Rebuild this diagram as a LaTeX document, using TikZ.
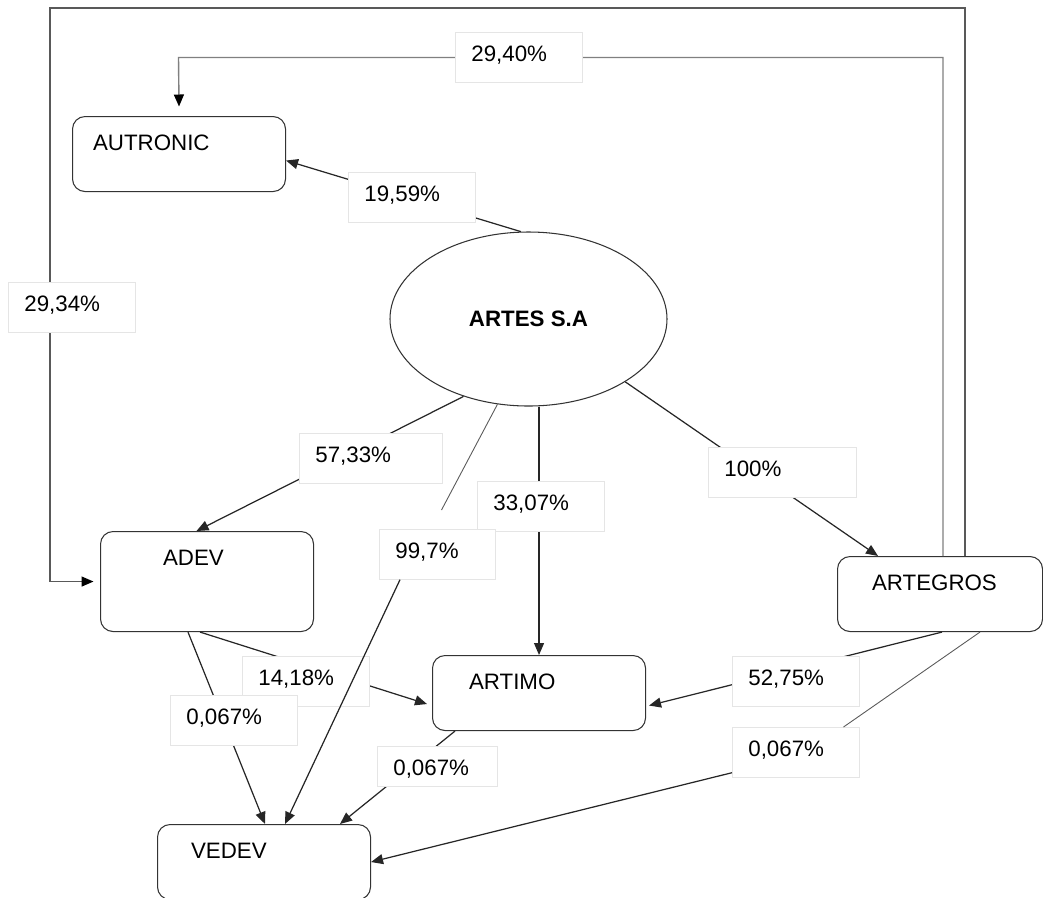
\documentclass[tikz,border=0pt]{standalone}
\usepackage{fontspec}
\setmainfont{Liberation Sans}
\usetikzlibrary{arrows.meta, shapes.geometric}

\begin{document}
\begin{tikzpicture}[
    font=\fontsize{12.7pt}{15pt}\selectfont,
    entity/.style={
        draw=black!80,
        line width=0.6pt,
        rounded corners=0.25cm,
        anchor=north west,
        align=left,
        text width=4cm,
        inner xsep=0.13cm,
        inner ysep=0.3cm,
        text height=0.37cm,
        text depth=0.53cm,
    },
    holding/.style={
        ellipse,
        draw=black!80,
        line width=0.6pt,
        minimum width=5.54cm,
        minimum height=3.48cm,
        inner sep=0pt,
        font=\fontsize{12.7pt}{15pt}\selectfont\bfseries,
    },
    lbl/.style={
        draw=black!10,
        fill=white,
        anchor=north west,
        align=left,
        text width=#1,
        inner xsep=0.32cm,
        inner ysep=0.22cm,
        text height=0.36cm,
        text depth=0.2cm,
    },
    lbl/.default=1.9cm,
    feed/.style={
        draw=black!65,
        line width=0.5pt,
    },
    link/.style={
        draw=black!85,
        line width=0.7pt,
        -{Triangle[length=0.24cm, width=0.2cm]},
    },
    loop/.style={
        draw=black!65,
        line width=0.8pt,
        -{Triangle[length=0.24cm, width=0.2cm, color=black]},
    }
]
    \useasboundingbox (0,0) rectangle (20.86,-17.94);

    % Companies
    \node[holding] (artes) at (10.57,-6.38) {ARTES S.A};
    \node[entity] (autronic) at (1.44,-2.32) {\hspace*{0.28cm}AUTRONIC};
    \node[entity, minimum height=2cm, text depth=1.03cm] (adev) at (2.0,-10.62) {\hspace*{1.12cm}ADEV};
    \node[entity, text width=3.84cm] (artegros) at (16.74,-11.12) {\hspace*{0.56cm}ARTEGROS};
    \node[entity] (artimo) at (8.64,-13.1) {\hspace*{0.6cm}ARTIMO};
    \node[entity] (vedev) at (3.14,-16.48) {\hspace*{0.54cm}VEDEV};

    % Corners of the two loops
    \coordinate (outertop) at (1.0,-0.16);
    \coordinate (innertop) at (3.57,-1.15);

    % Holdings (under the shares)
    \draw[loop] ([xshift=2.56cm]artegros.north west) |- (outertop) |- ([xshift=-0.13cm]adev.west);
    \draw[loop, draw=black!50] ([xshift=2.12cm]artegros.north west) |- (innertop) -- ([yshift=0.19cm]autronic.north);
    \draw[link] (artes.95) -- ([yshift=-0.13cm]autronic.east);
    \draw[link] (artes.230) -- ([xshift=1.93cm]adev.north west);
    \draw[link] (artimo.north |- artes.south) -- (artimo.north);
    \draw[link] (artes.327) -- ([xshift=0.82cm]artegros.north west);
    \draw[link] ([xshift=2cm]adev.south west) -- ([xshift=-0.1cm, yshift=-0.22cm]artimo.west);
    \draw[link] ([xshift=1.76cm]adev.south west) -- ([xshift=2.16cm]vedev.north west);
    \draw[link] ([xshift=0.46cm]artimo.south west) -- ([xshift=3.66cm]vedev.north west);
    \draw[link] ([xshift=2.1cm]artegros.south west) -- ([xshift=0.06cm, yshift=-0.25cm]artimo.east);

    % Shares
    \node[lbl] (l2940) at (9.1,-0.64) {29,40\%};
    \node[lbl] (l1959) at (6.96,-3.44) {19,59\%};
    \node[lbl] (l2934) at (0.16,-5.64) {29,34\%};
    \node[lbl=2.22cm] (l5733) at (5.98,-8.66) {57,33\%};
    \node[lbl] (l3307) at (9.54,-9.62) {33,07\%};
    \node[lbl=1.68cm] (l997) at (7.58,-10.58) {99,7\%};
    \node[lbl=2.32cm] (l100) at (14.16,-8.94) {100\%};
    \node[lbl] (l1418) at (4.84,-13.12) {14,18\%};
    \node[lbl] (l0067a) at (3.4,-13.9) {0,067\%};
    \node[lbl=1.76cm, text depth=0cm] (l0067b) at (7.54,-14.92) {0,067\%};
    \node[lbl] (l5275) at (14.64,-13.12) {52,75\%};
    \node[lbl] (l0067c) at (14.64,-14.54) {0,067\%};

    % Holdings that break at their share
    \draw[feed] (artes.250) -- ([xshift=1.25cm, yshift=0.38cm]l997.north west);
    \draw[link] ([xshift=0.42cm]l997.south west) -- ([xshift=2.56cm]vedev.north west);
    \draw[feed] ([xshift=2.86cm]artegros.south west) -- ([xshift=2.23cm]l0067c.north west);
    \draw[link] ([yshift=0.1cm]l0067c.south west) -- (vedev.east);
\end{tikzpicture}
\end{document}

----------

#### Exercise aim:
Skip the pictures, then retype every line above exactly.

#### Answer for this exercise:
Rebuild this diagram as a LaTeX document, using TikZ.
\documentclass[tikz,border=0pt]{standalone}
\usepackage{fontspec}
\setmainfont{Liberation Sans}
\usetikzlibrary{arrows.meta, shapes.geometric}

\begin{document}
\begin{tikzpicture}[
    font=\fontsize{12.7pt}{15pt}\selectfont,
    entity/.style={
        draw=black!80,
        line width=0.6pt,
        rounded corners=0.25cm,
        anchor=north west,
        align=left,
        text width=4cm,
        inner xsep=0.13cm,
        inner ysep=0.3cm,
        text height=0.37cm,
        text depth=0.53cm,
    },
    holding/.style={
        ellipse,
        draw=black!80,
        line width=0.6pt,
        minimum width=5.54cm,
        minimum height=3.48cm,
        inner sep=0pt,
        font=\fontsize{12.7pt}{15pt}\selectfont\bfseries,
    },
    lbl/.style={
        draw=black!10,
        fill=white,
        anchor=north west,
        align=left,
        text width=#1,
        inner xsep=0.32cm,
        inner ysep=0.22cm,
        text height=0.36cm,
        text depth=0.2cm,
    },
    lbl/.default=1.9cm,
    feed/.style={
        draw=black!65,
        line width=0.5pt,
    },
    link/.style={
        draw=black!85,
        line width=0.7pt,
        -{Triangle[length=0.24cm, width=0.2cm]},
    },
    loop/.style={
        draw=black!65,
        line width=0.8pt,
        -{Triangle[length=0.24cm, width=0.2cm, color=black]},
    }
]
    \useasboundingbox (0,0) rectangle (20.86,-17.94);

    % Companies
    \node[holding] (artes) at (10.57,-6.38) {ARTES S.A};
    \node[entity] (autronic) at (1.44,-2.32) {\hspace*{0.28cm}AUTRONIC};
    \node[entity, minimum height=2cm, text depth=1.03cm] (adev) at (2.0,-10.62) {\hspace*{1.12cm}ADEV};
    \node[entity, text width=3.84cm] (artegros) at (16.74,-11.12) {\hspace*{0.56cm}ARTEGROS};
    \node[entity] (artimo) at (8.64,-13.1) {\hspace*{0.6cm}ARTIMO};
    \node[entity] (vedev) at (3.14,-16.48) {\hspace*{0.54cm}VEDEV};

    % Corners of the two loops
    \coordinate (outertop) at (1.0,-0.16);
    \coordinate (innertop) at (3.57,-1.15);

    % Holdings (under the shares)
    \draw[loop] ([xshift=2.56cm]artegros.north west) |- (outertop) |- ([xshift=-0.13cm]adev.west);
    \draw[loop, draw=black!50] ([xshift=2.12cm]artegros.north west) |- (innertop) -- ([yshift=0.19cm]autronic.north);
    \draw[link] (artes.95) -- ([yshift=-0.13cm]autronic.east);
    \draw[link] (artes.230) -- ([xshift=1.93cm]adev.north west);
    \draw[link] (artimo.north |- artes.south) -- (artimo.north);
    \draw[link] (artes.327) -- ([xshift=0.82cm]artegros.north west);
    \draw[link] ([xshift=2cm]adev.south west) -- ([xshift=-0.1cm, yshift=-0.22cm]artimo.west);
    \draw[link] ([xshift=1.76cm]adev.south west) -- ([xshift=2.16cm]vedev.north west);
    \draw[link] ([xshift=0.46cm]artimo.south west) -- ([xshift=3.66cm]vedev.north west);
    \draw[link] ([xshift=2.1cm]artegros.south west) -- ([xshift=0.06cm, yshift=-0.25cm]artimo.east);

    % Shares
    \node[lbl] (l2940) at (9.1,-0.64) {29,40\%};
    \node[lbl] (l1959) at (6.96,-3.44) {19,59\%};
    \node[lbl] (l2934) at (0.16,-5.64) {29,34\%};
    \node[lbl=2.22cm] (l5733) at (5.98,-8.66) {57,33\%};
    \node[lbl] (l3307) at (9.54,-9.62) {33,07\%};
    \node[lbl=1.68cm] (l997) at (7.58,-10.58) {99,7\%};
    \node[lbl=2.32cm] (l100) at (14.16,-8.94) {100\%};
    \node[lbl] (l1418) at (4.84,-13.12) {14,18\%};
    \node[lbl] (l0067a) at (3.4,-13.9) {0,067\%};
    \node[lbl=1.76cm, text depth=0cm] (l0067b) at (7.54,-14.92) {0,067\%};
    \node[lbl] (l5275) at (14.64,-13.12) {52,75\%};
    \node[lbl] (l0067c) at (14.64,-14.54) {0,067\%};

    % Holdings that break at their share
    \draw[feed] (artes.250) -- ([xshift=1.25cm, yshift=0.38cm]l997.north west);
    \draw[link] ([xshift=0.42cm]l997.south west) -- ([xshift=2.56cm]vedev.north west);
    \draw[feed] ([xshift=2.86cm]artegros.south west) -- ([xshift=2.23cm]l0067c.north west);
    \draw[link] ([yshift=0.1cm]l0067c.south west) -- (vedev.east);
\end{tikzpicture}
\end{document}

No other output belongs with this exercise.